Within two years, John and his family had moved a little further along Flaxlands, close to The Plough pub. John is described as a farmer working on his own account and he also employed his brother-in-law and farm labourer, Walter Palmer, husband of his older sister, Alice. John’s three children all attended Carleton Rode School and are recorded in the registers. (Doris proved to be an exceptional scholar, passed the scholarship for the Girls’ Grammar School in Thetford and was awarded a bursary by the Norfolk Education Authority.)
This was also the same year, the spring of 1921, when John’s youngest brother and war survivor, Fred Emms, married and then immediately left for a new life in Canada.

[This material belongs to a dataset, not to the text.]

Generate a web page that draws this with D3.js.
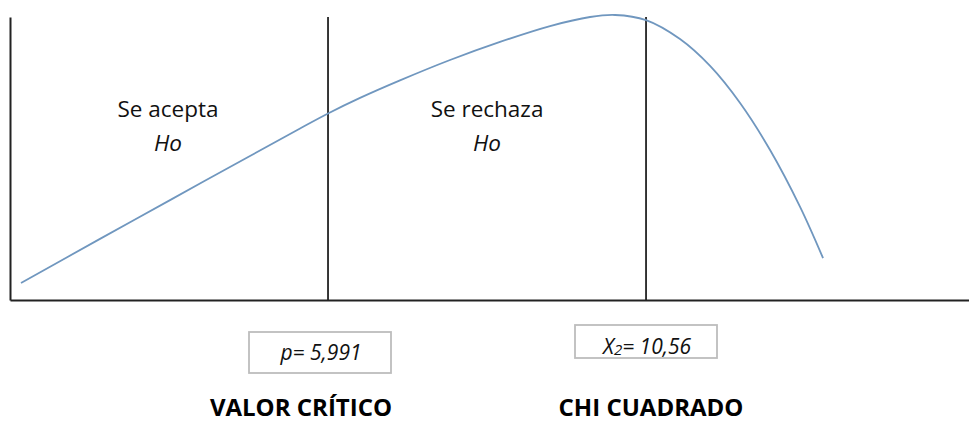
<!DOCTYPE html>
<html>
<head>
<meta charset="utf-8">
<script src="https://cdn.jsdelivr.net/npm/d3@7"></script>
<style>
  html, body { margin: 0; padding: 0; background: #fff; }
  svg { display: block; font-family: "Open Sans", "Liberation Sans", sans-serif; }
</style>
</head>
<body>
<svg id="chart" width="969" height="422"></svg>
<script>
// ---- data ----
const curveX = [1.580, 2.715, 3.721, 4.870, 5.589, 5.991, 6.451, 7.025, 7.744, 8.462, 9.181, 9.756, 10.115, 10.560, 11.048, 11.480, 11.911, 12.342, 12.773, 13.103];
const curveY = [6.0, 21.6, 35.3, 50.9, 60.6, 65.9, 71.4, 77.6, 84.8, 91.2, 96.8, 100.0, 100.7, 98.9, 92.2, 82.7, 69.6, 53.0, 32.9, 14.8];
const criticalValue = 5.991;
const chiSquare = 10.56;
const regionLabels = ["Se acepta", "Se rechaza"];
const regionSub = ["Ho", "Ho"];
const boxLabels = ["p= 5,991", "X2= 10,56"];
const bottomLabels = ["VALOR CRÍTICO", "CHI CUADRADO"];
const xDomain = [1.422, 15.2];
const yDomain = [0, 100];

// ---- scales ----
const svg = d3.select("#chart");
const x = d3.scaleLinear().domain(xDomain).range([10, 969]);
const y = d3.scaleLinear().domain(yDomain).range([300, 17]);

// axes (plain lines, no ticks)
svg.append("g").attr("transform", "translate(0,300)")
  .call(d3.axisBottom(x).tickValues([]).tickSizeOuter(0))
  .call(g => g.select(".domain").attr("stroke", "#222").attr("stroke-width", 2));
svg.append("g").attr("transform", "translate(10,0)")
  .call(d3.axisLeft(y).tickValues([]).tickSizeOuter(0))
  .call(g => g.select(".domain").attr("stroke", "#222").attr("stroke-width", 2));

// vertical separators
[criticalValue, chiSquare].forEach(v => {
  svg.append("line")
    .attr("x1", x(v)).attr("x2", x(v))
    .attr("y1", y(yDomain[1])).attr("y2", y(0))
    .attr("stroke", "#222").attr("stroke-width", 1.8);
});

// curve
const pts = curveX.map((d, i) => [d, curveY[i]]);
svg.append("path")
  .datum(pts)
  .attr("fill", "none")
  .attr("stroke", "#7097bf")
  .attr("stroke-width", 1.8)
  .attr("d", d3.line().x(d => x(d[0])).y(d => y(d[1])).curve(d3.curveCatmullRom.alpha(0.5)));

// region labels
const regionCenters = [(xDomain[0] + criticalValue) / 2, (criticalValue + chiSquare) / 2];
regionLabels.forEach((t, i) => {
  const cx = x(regionCenters[i]) + (i === 0 ? -1 : 0);
  svg.append("text").attr("x", cx).attr("y", 117)
    .attr("text-anchor", "middle").attr("font-size", 22.5).attr("fill", "#111").text(t);
  svg.append("text").attr("x", cx).attr("y", 151)
    .attr("text-anchor", "middle").attr("font-size", 22.5).attr("font-style", "italic").attr("fill", "#111").text(regionSub[i]);
});

// value boxes
const boxes = [
  {x0: 249, x1: 391, y0: 332, y1: 373, ty: 360},
  {x0: 575, x1: 717, y0: 325, y1: 358, ty: 354}
];
boxes.forEach((b, i) => {
  svg.append("rect").attr("x", b.x0).attr("y", b.y0)
    .attr("width", b.x1 - b.x0).attr("height", b.y1 - b.y0)
    .attr("fill", "#fff").attr("stroke", "#bdbdbd").attr("stroke-width", 1.8);
  const t = svg.append("text").attr("x", (b.x0 + b.x1) / 2 + 1).attr("y", b.ty)
    .attr("text-anchor", "middle").attr("font-size", 21).attr("font-style", "italic").attr("fill", "#111");
  const label = boxLabels[i];
  if (label.startsWith("X2")) {
    t.append("tspan").text("X");
    t.append("tspan").attr("font-size", 15).attr("dy", 1).text("2");
    t.append("tspan").attr("dy", -1).text(label.slice(2));
  } else {
    t.text(label);
  }
});

// bottom labels
const bottomCenters = [301, 651];
bottomLabels.forEach((t, i) => {
  svg.append("text").attr("x", bottomCenters[i]).attr("y", 416)
    .attr("text-anchor", "middle").attr("font-size", 24).attr("font-weight", "bold").attr("fill", "#000").text(t);
});
</script>
</body>
</html>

The years following the First World War were marked by severe and prolonged economic depression; unemployment stood at 17%. Norfolk, which relied heavily on farming, suffered from falling food prices and the end of guaranteed subsidies which had supported agriculture during the war, leading to cuts in wages (which were already historically very low) and the resulting deepening poverty. Things came to a head in 1923 when many Norfolk farmers attempted to slash wages and increase working hours for agricultural labourers. This resulted in the landmark Norfolk agricultural workers’ strike, involving over 6,000 members of the National Union of Agricultural Workers (NUAW), many of whom were war veterans.
The strike affected Carleton Rode too – search in our Survivor books to read the personal recollections of another of our WW1 survivors, Harry Levi Smith, who worked at Old Hall Farm.

This photograph, courtesy of Carleton Rode History Group, shows farmer James Clarke’s daughters stepping in when Harry and his fellow farm labourers went on strike. This would certainly have included John’s brother, Charlie, who, as we have already seen, was active in the Union.
The government’s 1919 Land Settlement Act had attempted to help support ex-servicemen by enabling local authorities, including Norfolk County Council, to buy land and equip smallholdings for returning soldiers.
We don’t know if John was able to take advantage of this initiative, but in October of 1925, he and his family moved to Mill Farm in Shropham, and then, in the 1930s, to farm at nearby Hockham Lodge in Great Hockham.
On the 1939 Register taken at the beginning of the Second World War, John and Rachael were living with their son Bertie (who helped to run the farm), their married eldest daughter, Doris (the grammar schoolgirl became a teacher), and her husband, Robert Allen, who worked in the local general stores and Post Office. The register also notes that he was a Special Constable during the war. John and Rachael’s other daughter, Ethel, had married a local baker, and so was living nearby with her family in the Bakehouse at Shropham.
John died in 1959, and Rachael in 1973.